Example: 99.9% Availability SLO
Time window: 30 days
Total minutes: 43,200
Allowed downtime: 43,200 * 0.1% = 43.2 minutes
Current downtime this month: 20 minutes
Remaining error budget: 23.2 minutes
Using Error Budgets
- Budget healthy: Focus on features, take risks
- Budget low: Focus on reliability, slow down releases
- Budget exhausted: Freeze features, fix reliability issues
Implementing SLOs (Practical Steps)
Step 1: Choose Your SLI
Start with availability: percentage of successful requests.
Step 2: Set Your SLO
Based on current performance, set a target. Example: 99.5% availability over 30 days.
Step 3: Measure It
# Calculate availability from metrics
successful_requests = requests_total - requests_5xx
availability = successful_requests / requests_total
# Or from logs
grep "HTTP/1.1" access.log | \
awk '{print $9}' | \
sort | uniq -c | \
awk '{if($2~/^[23]/) good+=$1; total+=$1} END {print good/total}'
Step 4: Track Over Time
Display SLO performance on a dashboard. Show:
- Current SLO percentage (rolling 30 days)
- Remaining error budget (in minutes)
- Incidents that burned budget
Step 5: Alert on Budget Burn
Don't just alert when SLO is missed. Alert when budget is burning too fast:
- Alert if error rate > 2x normal for 10 minutes
- Alert if error budget will exhaust in 3 days at current rate
Common SLO Mistakes
Mistake 1: Too Many SLOs
Problem: Tracking 10 different SLOs. None are meaningful.
Fix: Start with 1-2 SLOs. Add more only when you have a specific need.
Mistake 2: Unrealistic Targets
Problem: Setting 99.99% when you're at 99%.
Fix: Set achievable targets. Tighten gradually.

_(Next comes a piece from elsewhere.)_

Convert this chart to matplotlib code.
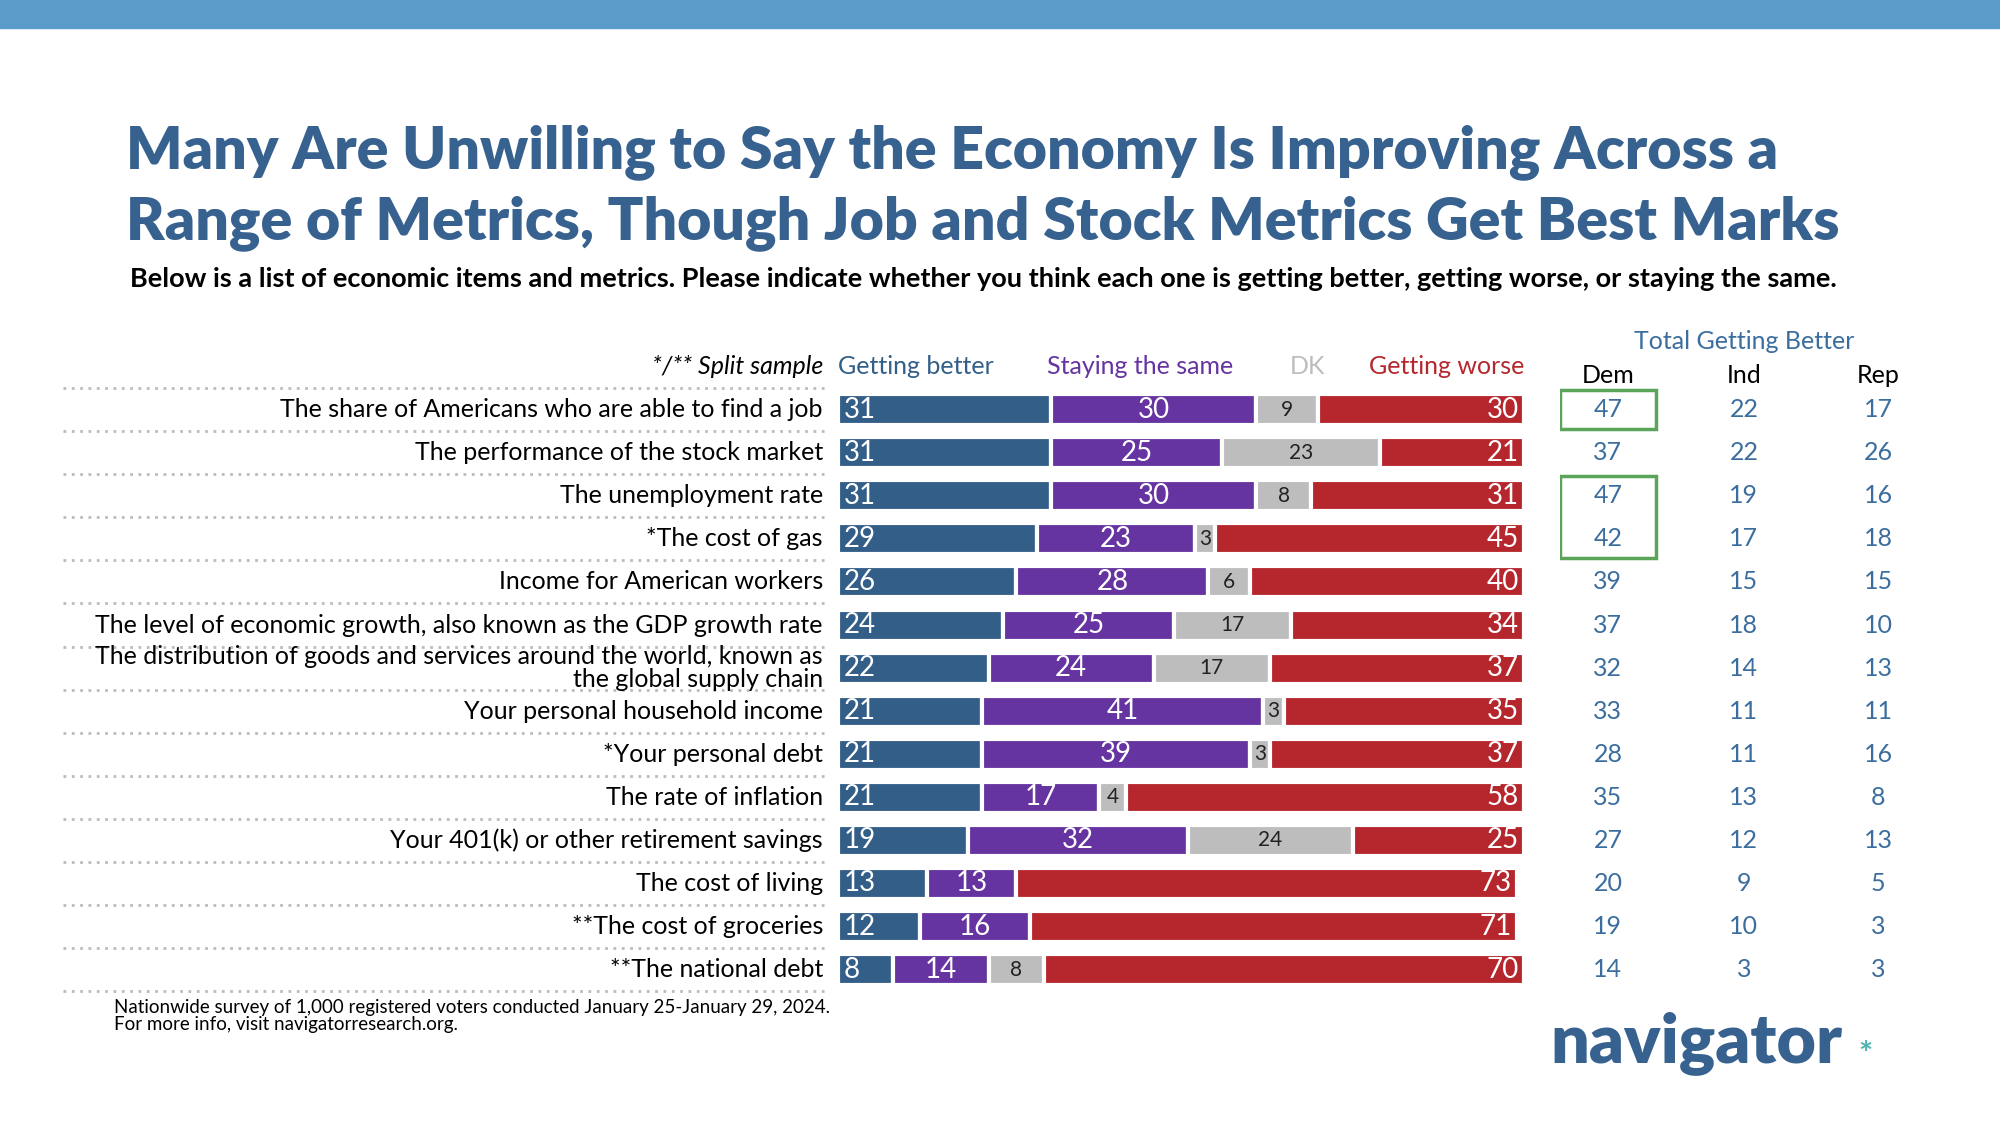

Mistake 3: Counting Everything
Problem: Including health checks, monitoring probes, and bot traffic in SLO calculation.
Fix: Count real user traffic only. Filter out synthetic requests.
Mistake 4: No Action When Budget Burns
Problem: Tracking SLOs but not changing behavior when budget is low.
Fix: Define what happens at different budget levels. Actually do it.
SLO Checklist for Small Teams
Getting Started
- ☐ Choose 1-2 SLIs (availability, latency)
- ☐ Define how you count (what's a successful request?)
- ☐ Measure current performance for 2-4 weeks
- ☐ Set initial SLO based on reality
- ☐ Calculate error budget
Tracking
- ☐ Dashboard showing SLO performance
- ☐ Error budget remaining
- ☐ Alert when burning budget too fast
Action
- ☐ Define what to do when budget is low
- ☐ Review SLOs quarterly
- ☐ Adjust targets as you improve
Measure Your SLOs with External Monitoring
OpsPulse provides external uptime monitoring to track availability SLOs. Know your actual uptime from the user's perspective.
Start Free Monitoring →Summary
Setting SLOs for small teams:
- Start simple: 1-2 SLIs (availability, latency)
- Set realistic targets: Based on current performance
- Use error budgets: Guide feature vs reliability tradeoffs
- Alert on budget burn: Not just SLO misses
- Take action: SLOs are useless if you don't change behavior
The goal isn't perfect reliability. The goal is intentional reliability — knowing how reliable you are and deciding if that's good enough.